An Improved BMUF Training Framework and Implementation of Federated Learning System

doi:10.11871/jfdc.issn.2096-742X.2022.06.010

Abstract

Abstract:

[Objective] In the increasingly severe condition of privacy protection, federated learning is often used to solve problems such as "data islands" and "data privacy". However, the traditional federated learning architecture is limited by its centralized characteristic, which brings additional privacy risks and costs. The blockchain-based decentralized federated learning architecture has received more attention and research efforts due to its obvious advantages in application. [Methods] This paper improves the BMUF training framework to make better results in the scenarios of unbalanced and non-IID data distributions in federated learning. The differential privacy mechanism is added to the client's local training to protect local privacy.
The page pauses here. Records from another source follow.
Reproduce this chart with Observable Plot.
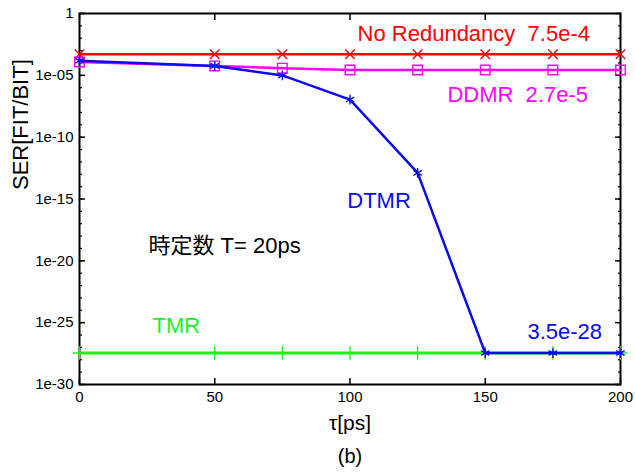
<!DOCTYPE html>
<html>
<head>
<meta charset="utf-8">
<script src="https://cdn.jsdelivr.net/npm/d3@7"></script>
<script src="https://cdn.jsdelivr.net/npm/@observablehq/plot@0.6"></script>
<style>
  html, body { margin: 0; padding: 0; background: white; }
</style>
</head>
<body>
<div id="chart"></div>
<script>
// ---- data ----
const tau = [0, 50, 75, 100, 125, 150, 175, 200];
const noRedundancy = [5.1e-4, 5.1e-4, 5.1e-4, 5.1e-4, 5.1e-4, 5.1e-4, 5.1e-4, 5.1e-4];
const ddmr = [1.2e-4, 5.8e-5, 3.8e-5, 2.7e-5, 2.7e-5, 2.7e-5, 2.7e-5, 2.7e-5];
const dtmr = [1.5e-4, 5.8e-5, 9.8e-6, 1.1e-7, 1.3e-13, 3.5e-28, 3.5e-28, 3.5e-28];
const tmr = [3.5e-28, 3.5e-28, 3.5e-28, 3.5e-28, 3.5e-28, 3.5e-28, 3.5e-28, 3.5e-28];

const xTicks = [0, 50, 100, 150, 200];
const yMajor = [1, 1e-5, 1e-10, 1e-15, 1e-20, 1e-25, 1e-30];
const yLabels = ["1", "1e-05", "1e-10", "1e-15", "1e-20", "1e-25", "1e-30"];
const yMinor = d3.range(0, 31).map(k => Math.pow(10, -k));

const series = [
  {name: "No Redundancy", values: noRedundancy, color: "#ff0000", symbol: "times", r: 4.4, sw: 2.5},
  {name: "DDMR", values: ddmr, color: "#ff00ff", symbol: "square", r: 5.4, sw: 2.5},
  {name: "TMR", values: tmr, color: "#1ef01e", symbol: "plus", r: 4.4, sw: 3},
  {name: "DTMR", values: dtmr, color: "#0a0af0", symbol: "asterisk", r: 4.6, sw: 2.5}
];

const rows = s => tau.map((t, i) => ({x: t, y: s.values[i]}));

const font = "'Liberation Sans', Arial, 'Noto Sans CJK JP', sans-serif";
const blank = () => "";

const marks = [
  Plot.frame({stroke: "black", strokeWidth: 2}),
  // y labels
  Plot.axisY({ticks: yMajor, tickSize: 0, tickPadding: 6, label: null, fontSize: 15,
    tickFormat: d => yLabels[yMajor.indexOf(d)]}),
  // inward ticks left
  Plot.axisY({ticks: yMinor, tickSize: 3, dx: 3, tickFormat: blank, label: null, strokeWidth: 1.2}),
  Plot.axisY({ticks: yMajor, tickSize: 6, dx: 6, tickFormat: blank, label: null, strokeWidth: 1.5}),
  // inward ticks right
  Plot.axisY({anchor: "right", ticks: yMinor, tickSize: 3, dx: -3, tickFormat: blank, label: null, strokeWidth: 1.2}),
  Plot.axisY({anchor: "right", ticks: yMajor, tickSize: 6, dx: -6, tickFormat: blank, label: null, strokeWidth: 1.5}),
  // x labels
  Plot.axisX({ticks: xTicks, tickSize: 0, tickPadding: 7, label: null, fontSize: 15}),
  Plot.axisX({ticks: xTicks, tickSize: 6, dy: -6, tickFormat: blank, label: null, strokeWidth: 1.5}),
  Plot.axisX({anchor: "top", ticks: xTicks, tickSize: 6, dy: 6, tickFormat: blank, label: null, strokeWidth: 1.5})
];

for (const s of series) {
  marks.push(Plot.line(rows(s), {x: "x", y: "y", stroke: s.color, strokeWidth: s.sw}));
  marks.push(Plot.dot(rows(s), {x: "x", y: "y", symbol: s.symbol, r: s.r, stroke: s.color, fill: "none", strokeWidth: 1.4}));
}

// annotations
const ann = (txt, x, y, color, size = 22) =>
  Plot.text([txt], {x: () => x, y: () => y, text: d => d, fill: color, fontSize: size, textAnchor: "start", lineAnchor: "middle"});

marks.push(
  ann("No Redundancy  7.5e-4", 102.8, 0.024, "#ff0000"),
  ann("DDMR  2.7e-5", 136, 2.8e-7, "#ff00ff"),
  ann("DTMR", 99, 7.6e-16, "#0a0af0"),
  ann("時定数 T= 20ps", 25.5, 1.7e-19, "black"),
  ann("TMR", 27, 5.9e-26, "#1ef01e"),
  ann("3.5e-28", 165.6, 1.9e-26, "#0a0af0"),
  Plot.text(["SER[FIT/BIT]"], {frameAnchor: "left", rotate: -90, dx: -59, dy: -9, fontSize: 22, fill: "black"}),
  Plot.text(["τ[ps]"], {frameAnchor: "bottom", dy: 45, fontSize: 21, fill: "black"}),
  Plot.text(["(b)"], {frameAnchor: "bottom", dy: 78, fontSize: 20, fill: "black"})
);

const chart = Plot.plot({
  width: 635,
  height: 475,
  marginLeft: 79,
  marginRight: 15,
  marginTop: 13,
  marginBottom: 91,
  style: {fontFamily: font, fontSize: "15px", background: "white", color: "black", overflow: "visible"},
  x: {domain: [0, 200]},
  y: {type: "log", domain: [1e-30, 1]},
  marks
});

document.getElementById("chart").appendChild(chart);
</script>
</body>
</html>
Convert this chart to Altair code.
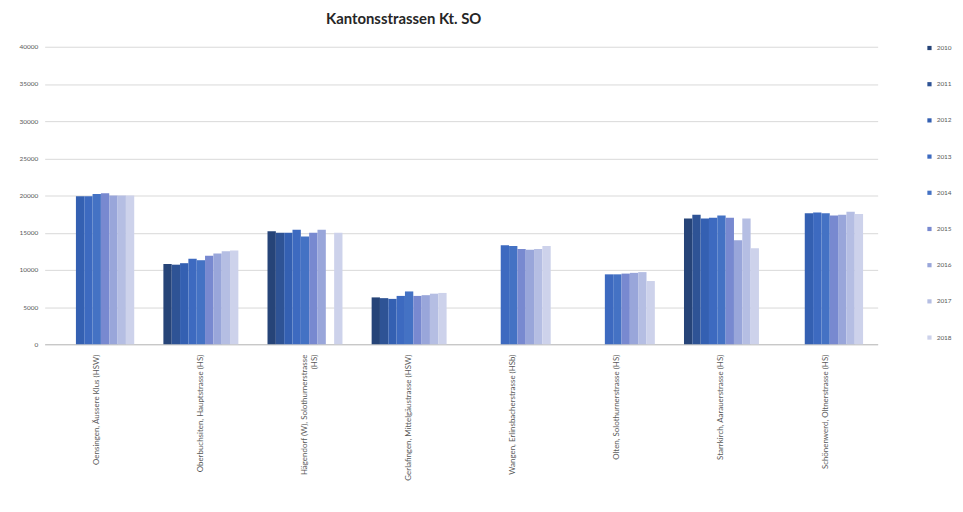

A byzantine detection and robust aggregation algorithm based on the global model update is proposed, which enables the aggregator to detect the byzantine clients in the system and complete the robust aggregation. [Results] Multiple experiments are conducted on the above three points. The experimental results show that the improved BMUF training framework has a better aggregation effect than the FedAvg algorithm in unbalanced and non-IID distribution scenarios. When the differential privacy mechanism is added to the client's local training, the model can still converge and obtain a higher accuracy rate. In the byzantine attack environment, the aggregator can effectively eliminate the byzantine clients and complete the robust aggregation. [Conclusions] This paper improves the BMUF training framework and implements a blockchain-based federated learning system that can effectively protect the local privacy of the client, resist byzantine attacks, and achieve efficient training of the model for different data distribution scenarios under a decentralized architecture.

Key words: blockchain, federated learning, BMUF framework, differential privacy, byzantine attack

ZHAO Xinbo,DAI Chuangchuang,LU Zhonghua. An Improved BMUF Training Framework and Implementation of Federated Learning System[J]. Frontiers of Data and Computing, 2022, 4(6): 105-117, https://cstr.cn/32002.14.jfdc.CN10-1649/TP.2022.06.010.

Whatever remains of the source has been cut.